Small economies

The opposite of economies of scale are small economies, or the economy of small things. That’s not to say that the small things are unimportant; quite the opposite, they are even more significant, since there are such small quantities of them.

A clear example of a small economy is of children at play, and the resources they can mobilize in their play sessions. More often than not, there’s only the one of most things, and this one thing gain importance thus – even more so access to this one thing. Those with access were the privileged ones, and learning the rules of access was a critical life skill, considering what’s at play. The singularity is not a theoretical construct, it is a lived experience.

Those young and/or old enough to remember early computing remember the experience of someone else using the computer. The computer, singular. Being expensive and out of reach for the budgets of younglings and old ones alike, there was only ever the one, and only one person could use it at a time. Those are the rules, and those are the conditions for the small economy that arose around the thing. One person played, all others didn’t.

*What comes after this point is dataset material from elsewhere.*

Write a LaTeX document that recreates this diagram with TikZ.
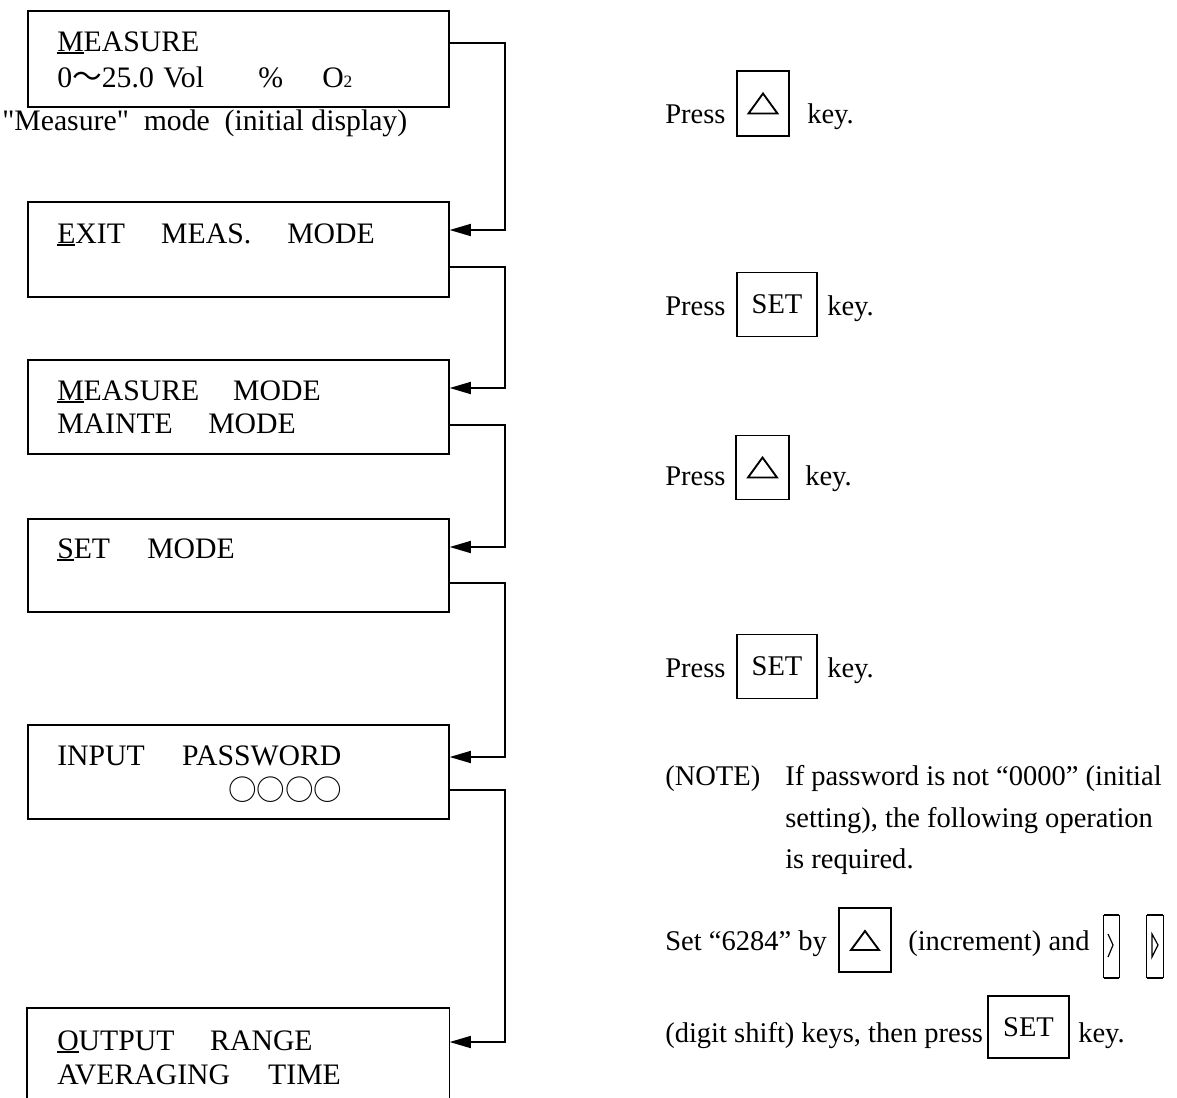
\documentclass[tikz,border=0pt]{standalone}
\usepackage{fontspec}
\setmainfont{Liberation Serif}[Ligatures=TeXOff]
\newfontfamily\cjk{Noto Sans CJK JP}
\usetikzlibrary{arrows.meta,calc}
\newdimen\px \px=0.75pt
\newcommand{\fld}[2]{\makebox[#1\px][l]{#2}}
\newcommand{\ulk}[1]{\setbox0=\hbox{#1}\rlap{\rule[-2.4pt]{\wd0}{1.3pt}}#1}
\newcommand{\dsub}[1]{{\fontsize{13}{13}\selectfont #1}}
\tikzset{
  lcd/.style={rectangle, draw=black, line width=1.2pt, anchor=north west,
    minimum width=421*0.75pt, minimum height=#1*0.75pt, inner sep=0pt},
  lcd/.default=95,
  disp/.style={anchor=base west, inner sep=0pt, font=\fontsize{22.3}{27}\selectfont},
  note/.style={anchor=base west, inner sep=0pt, font=\fontsize{21.4}{26}\selectfont},
  keybox/.style={draw=black, line width=1.4pt, inner sep=0pt, font=\fontsize{21.4}{26}\selectfont,
    minimum width=#1*0.75pt, minimum height=64*0.75pt},
  keybox/.default=52,
  shiftkey/.style={inner sep=0pt, minimum width=#1*0.75pt, minimum height=63*0.75pt},
  flow/.style={-{Triangle[length=16pt,width=9pt]}, line width=1.4pt},
  tri/.style={line width=1.4pt, line join=miter},
}

\begin{document}
\begin{tikzpicture}[x=0.75pt, y=-0.75pt]
    \useasboundingbox (0,0) rectangle (1177,1097);

    \node[lcd=96] (b1) at (27,10) {};
    \node[lcd] (b2) at (27,201) {};
    \node[lcd=94] (b3) at (27,359) {};
    \node[lcd=93] (b4) at (27,518) {};
    \node[lcd=94] (b5) at (27,724) {};
    \node[lcd=89, draw=none] (b6) at (27,1008) {};
    \draw[line width=1.2pt] (b6.south west) -- (b6.north west) -- (b6.north east) -- (b6.south east);

    \node[disp] (t1a) at (57,51) {\ulk{M}EASURE};
    \node[disp] (t1b) at (57,87) {\fld{106}{0{\cjk 〜}25.0}\fld{95}{Vol}\fld{64}{\%}O\dsub{2}};
    \node[disp] (cap) at (2,130) {"Measure"\ \ mode\ \ (initial display)};
    \node[disp] (t2a) at (57,243) {\fld{104}{\ulk{E}XIT}\fld{126}{MEAS.}MODE};
    \node[disp] (t3a) at (57,400) {\fld{176}{\ulk{M}EASURE}MODE};
    \node[disp] (t3b) at (57,433) {\fld{151}{MAINTE}MODE};
    \node[disp] (t4a) at (57,558) {\fld{90}{\ulk{S}ET}MODE};
    \node[disp] (t5a) at (57,765) {\fld{125}{INPUT}PASSWORD};
    \node[disp, font={\cjk\fontsize{21.4}{26}\selectfont}] (t5b) at (228,800) {○○○○};
    \node[disp] (t6a) at (57,1050) {\fld{153}{\ulk{O}UTPUT}RANGE};
    \node[disp] (t6b) at (57,1084) {\fld{211}{AVERAGING}TIME};

    \draw[flow] ($(b1.north east)+(0,33)$) -- ++(55,0) |- ($(b2.north east)+(0,29)$);
    \draw[flow] ($(b2.north east)+(0,66)$) -- ++(55,0) |- ($(b3.north east)+(0,29)$);
    \draw[flow] ($(b3.north east)+(0,66)$) -- ++(55,0) |- ($(b4.north east)+(0,29)$);
    \draw[flow] ($(b4.north east)+(0,65)$) -- ++(55,0) |- ($(b5.north east)+(0,33)$);
    \draw[flow] ($(b5.north east)+(0,66)$) -- ++(55,0) |- ($(b6.north east)+(0,34)$);

    \node[note] (p1) at (665,123) {Press};
    \node[keybox, minimum height=65*0.75pt] (k1) at (763,103.5) {};
    \draw[tri] ($(k1.center)+(-14.5,10)$) -- ++(29,0) -- ++(-14.5,-20) -- cycle;
    \node[note] (y1) at (807,123) {key.};

    \node[note] (p2) at (665,315) {Press};
    \node[keybox=80] (k2) at (777,304.5) {SET};
    \node[note] (y2) at (827,315) {key.};

    \node[note] (p3) at (665,485) {Press};
    \node[keybox=53] (k3) at (762.5,467.5) {};
    \draw[tri] ($(k3.center)+(-14.5,10)$) -- ++(29,0) -- ++(-14.5,-20) -- cycle;
    \node[note] (y3) at (805,485) {key.};

    \node[note] (p4) at (665,677) {Press};
    \node[keybox=80] (k4) at (777,666.5) {SET};
    \node[note] (y4) at (827,677) {key.};

    \node[note] (n0) at (665,785) {(NOTE)};
    \node[note] (n1) at (785,785) {If password is not “0000” (initial};
    \node[note] (n2) at (785,827) {setting), the following operation};
    \node[note] (n3) at (785,868) {is required.};

    \node[note] (s1) at (665,950) {Set “6284” by};
    \node[keybox] (k5) at (865,940) {};
    \draw[tri] ($(k5.center)+(-14,10)$) -- ++(28,0) -- ++(-14,-19) -- cycle;
    \node[note] (s2) at (908,950) {(increment) and};
    \node[shiftkey=15] (k6) at (1111.5,946.5) {};
    \node[shiftkey=16] (k7) at (1155,946.5) {};
    \foreach \k in {k6,k7}{
      \draw[line width=0.6pt] (\k.north west) -- (\k.south west) (\k.north east) -- (\k.south east);
      \draw[line width=1.6pt] (\k.north west) -- (\k.north east) (\k.south west) -- (\k.south east);
    }
    \draw[line width=0.9pt] ($(k6.center)+(-3.5,-12.5)$) -- ++(5,11) -- ++(-5,12);
    \draw[line width=0.9pt] ($(k7.center)+(-3,-12.5)$) -- ++(6,11) -- ++(-6,12) -- cycle;

    \node[note] (s3) at (665,1042) {(digit shift) keys, then press};
    \node[keybox=81, minimum height=62*0.75pt] (k8) at (1028.5,1027) {SET};
    \node[note] (s4) at (1078,1042) {key.};
\end{tikzpicture}
\end{document}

Of course, those young and/or old enough to remember that also remember the slow transition from a computer to many. Over time, the convergence of aging (with the associated boost in income) and cheaper computation meant that it became easier to simply multiply than to abide by the old rules. Small economies are intense in that they force fierce interaction relating to a singular object; the singularity explodes this fierceness by bringing more objects to bear.

Returning to such small economies can be emotionally intense experiences, and at the same time made banal by the smallness of the thing. Upon visiting a childhood home, the sight of those things kept for sentimental value is both endearing and disheartening; did I really attach this much sentimental value to this small thing, and how come I still do?

I know you still do. You, singular.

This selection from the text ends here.